• WHAT TO DO:
Answer with one number only: the number of lines that include the word "Output".

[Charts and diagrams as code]

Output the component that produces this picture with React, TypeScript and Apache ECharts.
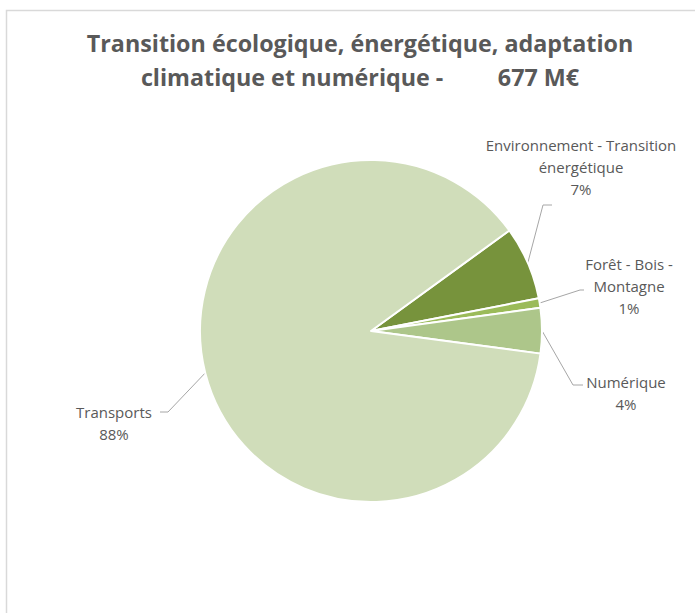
import React, { useEffect, useRef } from "react";
import * as echarts from "echarts";

const titleLines = [
  "Transition écologique, énergétique, adaptation",
  "climatique et numérique -         677 M€",
];
const categories = [
  "Environnement - Transition énergétique",
  "Forêt - Bois - Montagne",
  "Numérique",
  "Transports",
];
const wrappedNames = [
  "Environnement - Transition\nénergétique",
  "Forêt - Bois -\nMontagne",
  "Numérique",
  "Transports",
];
const values = [47, 6, 29, 595];
const colors = ["#77933c", "#9bbb59", "#adc68a", "#d0ddba"];

// label placement (center x, top y) and leader-line elbow / end
const labelBoxes = [
  { x: 581, y: 134, elbow: [543, 205], end: [552, 205] },
  { x: 629, y: 253, elbow: [580, 290], end: [584, 290] },
  { x: 626, y: 371, elbow: [573, 385], end: [583, 385] },
  { x: 114, y: 401, elbow: [168, 412], end: [160, 412] },
];

export default function App() {
  const ref = useRef<HTMLDivElement>(null);
  useEffect(() => {
    if (!ref.current) return;
    const chart = echarts.init(ref.current, undefined, { renderer: "svg" });
    chart.setOption({
      animation: false,
      backgroundColor: "#ffffff",
      graphic: [
        {
          type: "rect",
          shape: { x: 6.5, y: 10.5, width: 800, height: 700 },
          style: { fill: "none", stroke: "#d9d9d9", lineWidth: 1.5 },
          silent: true,
        },
        {
          type: "text",
          x: 360,
          y: 26,
          style: {
            text: titleLines.join("\n"),
            textAlign: "center",
            fontFamily: "Open Sans",
            fontWeight: "bold",
            fontSize: 23.3,
            lineHeight: 34,
            fill: "#595959",
          },
          silent: true,
        },
      ],
      series: [
        {
          type: "pie",
          center: [371, 331],
          radius: 171,
          startAngle: 36,
          clockwise: true,
          percentPrecision: 0,
          emphasis: { disabled: true },
          itemStyle: { borderColor: "#ffffff", borderWidth: 2 },
          label: {
            show: true,
            position: "outside",
            overflow: "none",
            formatter: (p: any) => wrappedNames[p.dataIndex] + "\n" + p.percent + "%",
            fontFamily: "Open Sans",
            fontSize: 15,
            lineHeight: 22,
            color: "#595959",
            align: "center",
          },
          labelLine: {
            show: true,
            length: 10,
            length2: 10,
            lineStyle: { color: "#a6a6a6", width: 1 },
          },
          labelLayout: (params: any) => {
            const b = labelBoxes[params.dataIndex];
            const p0 = params.labelLinePoints && params.labelLinePoints[0];
            const out: any = {
              x: b.x,
              y: b.y,
              align: "center",
              verticalAlign: "top",
            };
            if (p0) out.labelLinePoints = [p0, b.elbow, b.end];
            return out;
          },
          data: categories.map((name, i) => ({
            name,
            value: values[i],
            itemStyle: { color: colors[i] },
          })),
        },
      ],
    });
    return () => chart.dispose();
  }, []);
  return (
    <div
      ref={ref}
      style={{ position: "fixed", left: 0, top: 0, width: 695, height: 613 }}
    />
  );
}
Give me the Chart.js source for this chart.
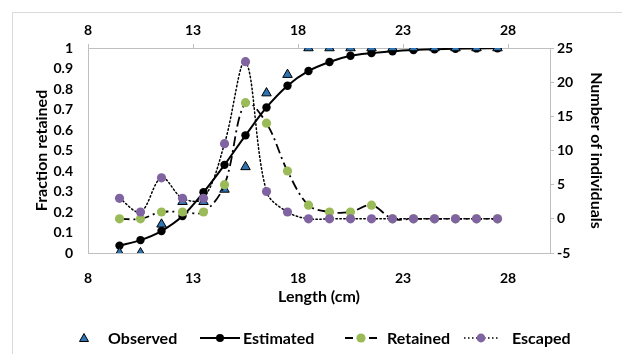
<!DOCTYPE html>
<html><head><meta charset="utf-8">
<script src="https://cdn.jsdelivr.net/npm/chart.js@4/dist/chart.umd.min.js"></script>
<style>
html,body{margin:0;padding:0;background:#fff;}
#wrap{position:relative;width:622px;height:354px;overflow:hidden;background:#fff;}
#frame{position:absolute;left:12px;top:12px;width:700px;height:500px;border:1px solid #d9d9d9;}
#c{position:absolute;left:0;top:0;}
.leg{position:absolute;top:328px;height:20px;font:bold 16px Lato, sans-serif;color:#000;white-space:nowrap;line-height:20px;}
.leg svg{position:absolute;top:0;left:0;}
.leg span{position:absolute;top:0;}
</style></head>
<body>
<div id="wrap">
<div id="frame"></div>
<canvas id="c" width="622" height="354"></canvas>
<div class="leg" style="left:78px"><svg width="14" height="20"><polygon points="6,5.5 10.5,13.5 1.5,13.5" fill="#2E75B6" stroke="#000" stroke-width="1"/></svg><span style="left:30px">Observed</span></div>
<div class="leg" style="left:200px"><svg width="42" height="20"><line x1="0" y1="10" x2="40" y2="10" stroke="#000" stroke-width="2"/><circle cx="20" cy="10" r="4" fill="#000"/></svg><span style="left:43px">Estimated</span></div>
<div class="leg" style="left:344px"><svg width="36" height="20"><line x1="1" y1="10" x2="9" y2="10" stroke="#000" stroke-width="2"/><line x1="25" y1="10" x2="33" y2="10" stroke="#000" stroke-width="2"/><circle cx="17" cy="10" r="4.6" fill="#9BBB59"/></svg><span style="left:43px">Retained</span></div>
<div class="leg" style="left:463px"><svg width="40" height="20"><line x1="1" y1="10" x2="37" y2="10" stroke="#000" stroke-width="1.5" stroke-dasharray="1.5 2.5"/><circle cx="18" cy="10" r="4.4" fill="#8064A2"/></svg><span style="left:49px">Escaped</span></div>
</div>
<script>
const lengths   = [9.5,10.5,11.5,12.5,13.5,14.5,15.5,16.5,17.5,18.5,19.5,20.5,21.5,22.5,23.5,24.5,25.5,26.5,27.5];
const observed  = [0,0,0.14,0.25,0.25,0.31,0.42,0.78,0.87,1,1,1,1,1,1,1,1,1,1];
const estimated = [0.036,0.063,0.107,0.18,0.296,0.43,0.574,0.71,0.816,0.888,0.932,0.962,0.975,0.984,0.99,0.994,0.996,0.998,0.999];
const retained  = [0,0,1,1,1,5,17,14,7,2,1,1,2,0,0,0,0,0,0];
const escaped   = [3,1,6,3,3,11,23,4,1,0,0,0,0,0,0,0,0,0,0];
const xTicks     = [8,13,18,23,28];
const leftTicks  = [0,0.1,0.2,0.3,0.4,0.5,0.6,0.7,0.8,0.9,1];
const rightTicks = [-5,0,5,10,15,20,25];

const pts = arr => lengths.map((x,i)=>({x:x,y:arr[i]}));
const tickFont = {family:'Lato, sans-serif', size:14, weight:'bold'};
const titleFont = {family:'Lato, sans-serif', size:16, weight:'bold'};
const axisGray = '#bfbfbf';
const setTicks = arr => (s => { s.ticks = arr.map(v=>({value:v})); });

new Chart(document.getElementById('c'), {
  type:'line',
  data:{ datasets:[
    {label:'Escaped', data:pts(escaped), yAxisID:'y2', xAxisID:'x', order:0,
     borderColor:'#000', borderWidth:1.5, borderDash:[1.5,2.5], borderCapStyle:'round', tension:0.35,
     pointRadius:4.6, pointBackgroundColor:'#8064A2', pointBorderColor:'#8064A2', pointBorderWidth:0},
    {label:'Retained', data:pts(retained), yAxisID:'y2', xAxisID:'x', order:1,
     borderColor:'#000', borderWidth:1.8, borderDash:[10,4,2,4], tension:0.35,
     pointRadius:4.6, pointBackgroundColor:'#9BBB59', pointBorderColor:'#9BBB59', pointBorderWidth:0},
    {label:'Observed', data:pts(observed), yAxisID:'y', xAxisID:'x', order:2, showLine:false,
     pointStyle:'triangle', pointRadius:5.5, pointBackgroundColor:'#2E75B6', pointBorderColor:'#000', pointBorderWidth:1},
    {label:'Estimated', data:pts(estimated), yAxisID:'y', xAxisID:'x', order:3,
     borderColor:'#000', borderWidth:2, tension:0.3,
     pointRadius:4.2, pointBackgroundColor:'#000', pointBorderColor:'#000', pointBorderWidth:0}
  ]},
  options:{
    responsive:false, animation:false,
    layout:{padding:{left:28,right:12,top:14,bottom:44}},
    plugins:{legend:{display:false}, tooltip:{enabled:false}},
    scales:{
      x:{type:'linear', position:'bottom', min:8, max:30, afterBuildTicks:setTicks(xTicks),
         grid:{display:false}, border:{display:true,color:axisGray,width:1},
         ticks:{font:tickFont, color:'#000', padding:9, maxRotation:0},
         title:{display:true, text:'Length (cm)', font:titleFont, color:'#000', padding:{top:4,bottom:4}},
         afterFit:s=>{s.height=57;}},
      x2:{type:'linear', position:'top', min:8, max:30, afterBuildTicks:setTicks(xTicks),
         grid:{display:true, drawOnChartArea:false, drawTicks:true, tickLength:4, color:axisGray},
         border:{display:true,color:axisGray,width:1},
         ticks:{font:tickFont, color:'#000', padding:5, maxRotation:0},
         afterFit:s=>{s.height=34;}},
      y:{type:'linear', position:'left', min:0, max:1, afterBuildTicks:setTicks(leftTicks),
         grid:{display:false}, border:{display:true,color:axisGray,width:1},
         ticks:{font:tickFont, color:'#000', padding:7, callback:v=>String(Math.round(v*10)/10)},
         title:{display:true, text:'Fraction retained', font:titleFont, color:'#000', padding:{top:4,bottom:4}},
         afterFit:s=>{s.width=60;}},
      y2:{type:'linear', position:'right', min:-5, max:25, afterBuildTicks:setTicks(rightTicks),
         grid:{display:true, drawOnChartArea:false, drawTicks:true, tickLength:4, color:axisGray},
         border:{display:true,color:axisGray,width:1},
         ticks:{font:tickFont, color:'#000', padding:3},
         title:{display:true, text:'Number of individuals', font:titleFont, color:'#000', padding:{top:4,bottom:4}},
         afterFit:s=>{s.width=60;}}
    }
  }
});
</script>
</body></html>
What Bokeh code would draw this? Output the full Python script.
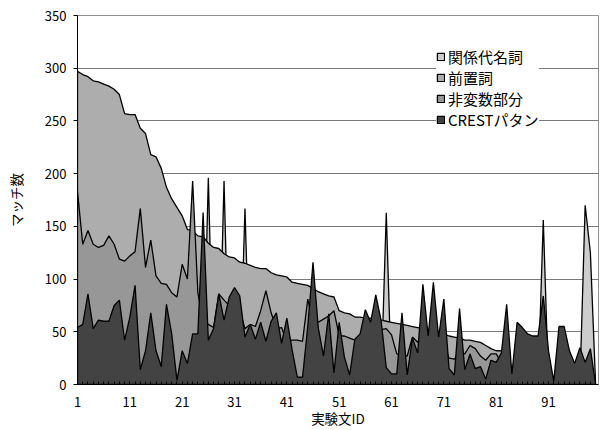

• FINAL RESULT:
2